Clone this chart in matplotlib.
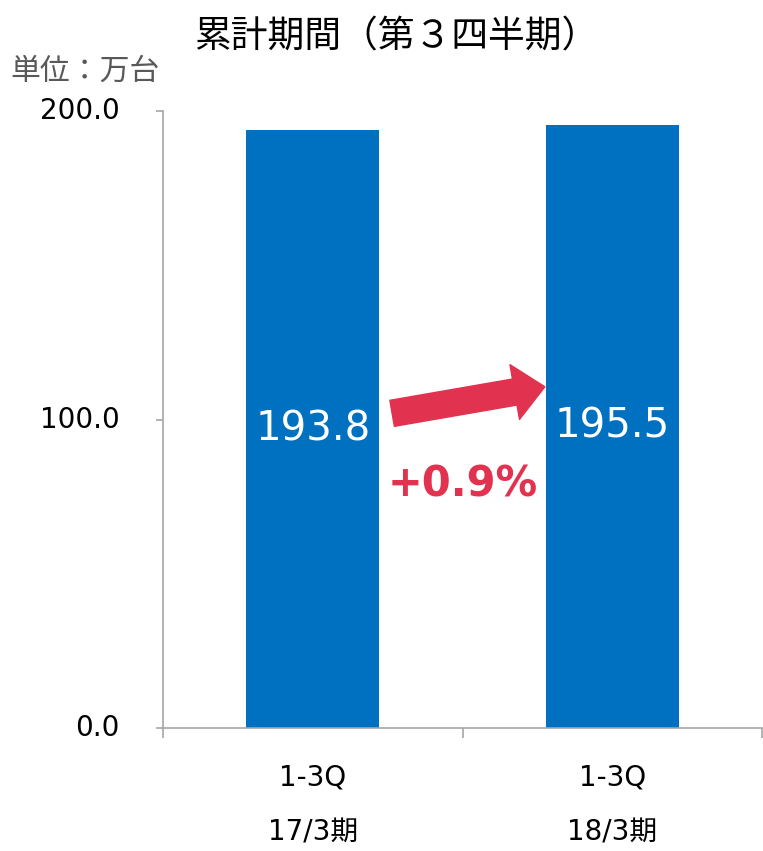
import numpy as np
import matplotlib.pyplot as plt
from matplotlib.patches import FancyArrowPatch

plt.rcParams['font.family'] = ['DejaVu Sans', 'Noto Sans CJK JP']

periods = ["1-3Q", "1-3Q"]
years = ["17/3期", "18/3期"]
values = [193.8, 195.5]
change_label = "+0.9%"
title = "累計期間（第３四半期）"
unit = "単位：万台"

bar_color = "#0070C0"
red = "#E1334F"
grey = "#A6A6A6"
cjk = ['Noto Sans CJK JP', 'DejaVu Sans']

fig = plt.figure(figsize=(7.63, 8.51), dpi=100)
ax = fig.add_axes([163 / 763, 123 / 851, 599 / 763, 617 / 851])

x = np.arange(len(values))
ax.bar(x, values, width=0.445, color=bar_color, zorder=2)

for xi, v in zip(x, values):
    ax.text(xi, v / 2, f"{v:.1f}", color="white", fontsize=29,
            ha="center", va="center")

# category labels, two rows under the axis
for xi, p, yr in zip(x, periods, years):
    ax.text(xi, -0.081, p, transform=ax.get_xaxis_transform(),
            fontsize=20, ha="center", va="center")
    ax.text(xi, -0.170, yr, transform=ax.get_xaxis_transform(),
            fontsize=20, ha="center", va="center")

ax.set_xlim(-0.5, 1.5)
ax.set_ylim(0, 200)
ax.set_yticks([0, 100, 200])
ax.set_yticklabels([f"{t:.1f}" for t in [0, 100, 200]], fontsize=20)
ax.set_xticks([-0.5, 0.5, 1.5])
ax.set_xticklabels([])
ax.tick_params(axis="x", length=7, color=grey, width=1.2)
ax.tick_params(axis="y", length=5, color=grey, width=1.2, pad=26)
for lbl in ax.get_yticklabels():
    lbl.set_va("center")

for s in ["top", "right"]:
    ax.spines[s].set_visible(False)
for s in ["left", "bottom"]:
    ax.spines[s].set_color(grey)
    ax.spines[s].set_linewidth(1.2)

# growth arrow between the bars
arrow = FancyArrowPatch((0.265, 102.0), (0.775, 110.6),
                        arrowstyle="simple,head_length=1.1,head_width=2.0,tail_width=0.95",
                        mutation_scale=20, color=red, shrinkA=0, shrinkB=0, zorder=3)
ax.add_patch(arrow)
ax.text(0.5, 79, change_label, color=red, fontsize=30, fontweight="bold",
        ha="center", va="center")

fig.text(0.519, 0.956, title, fontsize=26.5, ha="center", va="center", family=cjk)
fig.text(0.014, 0.916, unit, fontsize=21.5, color="#595959", ha="left", va="center",
         family=cjk)

fig.savefig("out.png", dpi=100)
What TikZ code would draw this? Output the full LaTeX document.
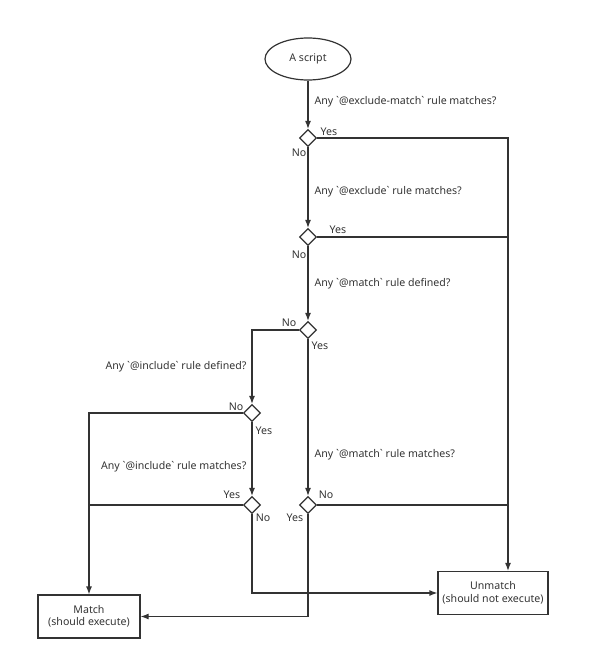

---------------

Given request:
Set the pictures aside and transcribe the data above exactly.

Answer to this exercise:
Clone this chart in matplotlib.
import numpy as np
import matplotlib.pyplot as plt
from matplotlib.patches import FancyArrowPatch

plt.rcParams['font.family'] = ['DejaVu Sans', 'Noto Sans CJK JP']

periods = ["1-3Q", "1-3Q"]
years = ["17/3期", "18/3期"]
values = [193.8, 195.5]
change_label = "+0.9%"
title = "累計期間（第３四半期）"
unit = "単位：万台"

bar_color = "#0070C0"
red = "#E1334F"
grey = "#A6A6A6"
cjk = ['Noto Sans CJK JP', 'DejaVu Sans']

fig = plt.figure(figsize=(7.63, 8.51), dpi=100)
ax = fig.add_axes([163 / 763, 123 / 851, 599 / 763, 617 / 851])

x = np.arange(len(values))
ax.bar(x, values, width=0.445, color=bar_color, zorder=2)

for xi, v in zip(x, values):
    ax.text(xi, v / 2, f"{v:.1f}", color="white", fontsize=29,
            ha="center", va="center")

# category labels, two rows under the axis
for xi, p, yr in zip(x, periods, years):
    ax.text(xi, -0.081, p, transform=ax.get_xaxis_transform(),
            fontsize=20, ha="center", va="center")
    ax.text(xi, -0.170, yr, transform=ax.get_xaxis_transform(),
            fontsize=20, ha="center", va="center")

ax.set_xlim(-0.5, 1.5)
ax.set_ylim(0, 200)
ax.set_yticks([0, 100, 200])
ax.set_yticklabels([f"{t:.1f}" for t in [0, 100, 200]], fontsize=20)
ax.set_xticks([-0.5, 0.5, 1.5])
ax.set_xticklabels([])
ax.tick_params(axis="x", length=7, color=grey, width=1.2)
ax.tick_params(axis="y", length=5, color=grey, width=1.2, pad=26)
for lbl in ax.get_yticklabels():
    lbl.set_va("center")

for s in ["top", "right"]:
    ax.spines[s].set_visible(False)
for s in ["left", "bottom"]:
    ax.spines[s].set_color(grey)
    ax.spines[s].set_linewidth(1.2)

# growth arrow between the bars
arrow = FancyArrowPatch((0.265, 102.0), (0.775, 110.6),
                        arrowstyle="simple,head_length=1.1,head_width=2.0,tail_width=0.95",
                        mutation_scale=20, color=red, shrinkA=0, shrinkB=0, zorder=3)
ax.add_patch(arrow)
ax.text(0.5, 79, change_label, color=red, fontsize=30, fontweight="bold",
        ha="center", va="center")

fig.text(0.519, 0.956, title, fontsize=26.5, ha="center", va="center", family=cjk)
fig.text(0.014, 0.916, unit, fontsize=21.5, color="#595959", ha="left", va="center",
         family=cjk)

fig.savefig("out.png", dpi=100)
What TikZ code would draw this? Output the full LaTeX document.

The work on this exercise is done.